Following SCAPE Azure v.1.0 components are the building blocks of implemented architecture:
- Authentication is in charge of all the User Authentication (e.g. user profile and authentication)
With Service Authentication we want to ensure that external services can communicate securely with internal services currently running in SAZ.
- SCAPE Azure Execution Layer is responsible for running and managing all the operations and logging within SAZ.
- Content Representation Layer is metadata layer which is describing Data, Reports, Logs and Workflows. It maps stored data and metadata in SQL Azure.
- Tools and Resources Layer represents our Action services and tools we are using for Characterization, Conversion, Comparison and Reporting.
- Data store is virtually unlimited storage in BLOB.
|Figure 1. Architecture components of SCAPE Azure v.1.0.|
SCAPE Azure v.1.0 is implemented so that data is stored in the Azure BLOB storage, Tables, and SQL Azure. Conversion functions leverage SharePoint 2010 Word Automation Services. The service communication is facilitated through WCF Services. It is also possible to communicate directly with the BLOB storage via REST.
Figure 2 shows the details of the implemented architecture. Data is placed in the blob storage. Conversion and comparison functions are implemented as worker roles. SharePoint is placed in a VM environment and the Word Automation Services are leveraged to convert document formats. Reporting services are under development. They will aggregate processing information, ranging from system performance related to ingest, conversion, and comparison, to qualitative data about the quality of the conversion, based on different techniques.
|Figure 2. System architecture of SCAPE Azure v.1.0.|
Legend for the Figure 2, describing all the scenarios that are supported by SCAPE Azure Architecture:
[A] Client has direct access to BLOB storage (virtually unlimited storage) via a REST API. This improves responsiveness since there is no need for access services hosted on the server
[B] SQL Azure database stores user profiles and profile management information. Alternative database solutions can be employed either locally or within the cloud, e.g. MySQL)
[C] A worker role (processing node) encapsulates a number of discrete actions such as data processing functions, diagnostics, analysis, QA methods, etc.
- The actions of a worker role can be exposed externally and internally
- Scalability is attained by replicating Worker Roles. One can instantiate any number of processing nodes for conversion, analysis, comparison, QA or other operations on the data
- External endpoints can make use of the Azure load balancer. For internal endpoints, the most applicable solution can be employed by the Domain Model
[D] Temporary local storage within the worker roles can be employed when performing analysis or conversion. That eliminates the need for continuous communication with the Blob storage system and improves performance and reliability
[E] Using a WCF endpoint as a proxy it is possible to run legacy 32 bit applications within worker roles enabling legacy software to be employed and scaled as necessary. Worker roles run within 64-bit environment by default
[F] VM roles can be hosted with the same scaling and redundancy capabilities as other types of roles within Azure:
- SharePoint Word Automation Services (WAS) have been enabled within the SCAPE portal
- Worker roles make calls to SharePoint service hosted on the VM. The exposed SharePoint service, with access to WAS, is only available via an internal endpoint although could be made external if necessary)

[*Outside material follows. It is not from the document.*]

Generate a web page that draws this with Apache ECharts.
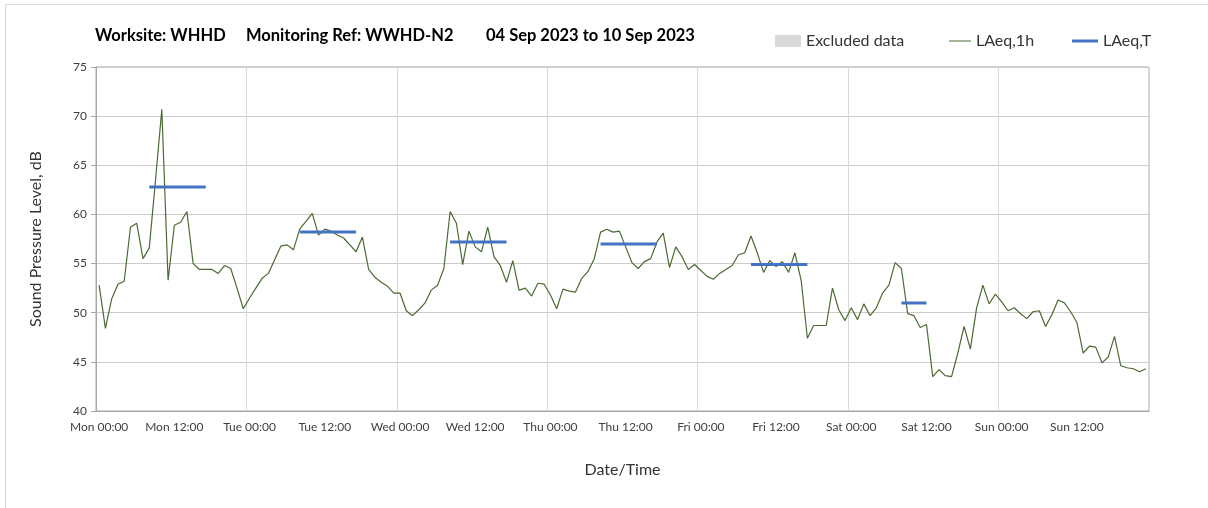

- The SharePoint Service initiates WAS by retrieving document from the BLOB storage area and upon transformation transfers converted document back to BLOB storage
[G] A Second VM hosts OmniPage (note this VM is not graphically represented on Figure 2) to perform the OCR duties before analysis is performed and results transferred to BLOB storage
Figure 2 glossary:
- SQL Azure – cloud-based, scale-out version of MS SQL Server
- Web Role – we used it for frontend (Silverlight client) and overall logic of the system
- Worker Role – we used them for execution of Action services and tools (something like computation nodes in your system)
- Word Automation Services – SharePoint services for batch document conversion
- SharePoint WCF Service – collection of SharePoint Services accessible via Windows Communication Foundation (WCF)
- Virtual Machine Role – virtual machine within Worker Role
This study was performed on an Azure “medium” virtual machine, with two CPU cores and 3.5 GB of memory. Microsoft doesn’t specify the CPU it uses for virtual machines, but the system properties in Windows reported an “AMD Opteron 4171 HE 2.09 GHz 3.50 GB.”
The virtual machines are running Windows Server 2008 R2 SP1.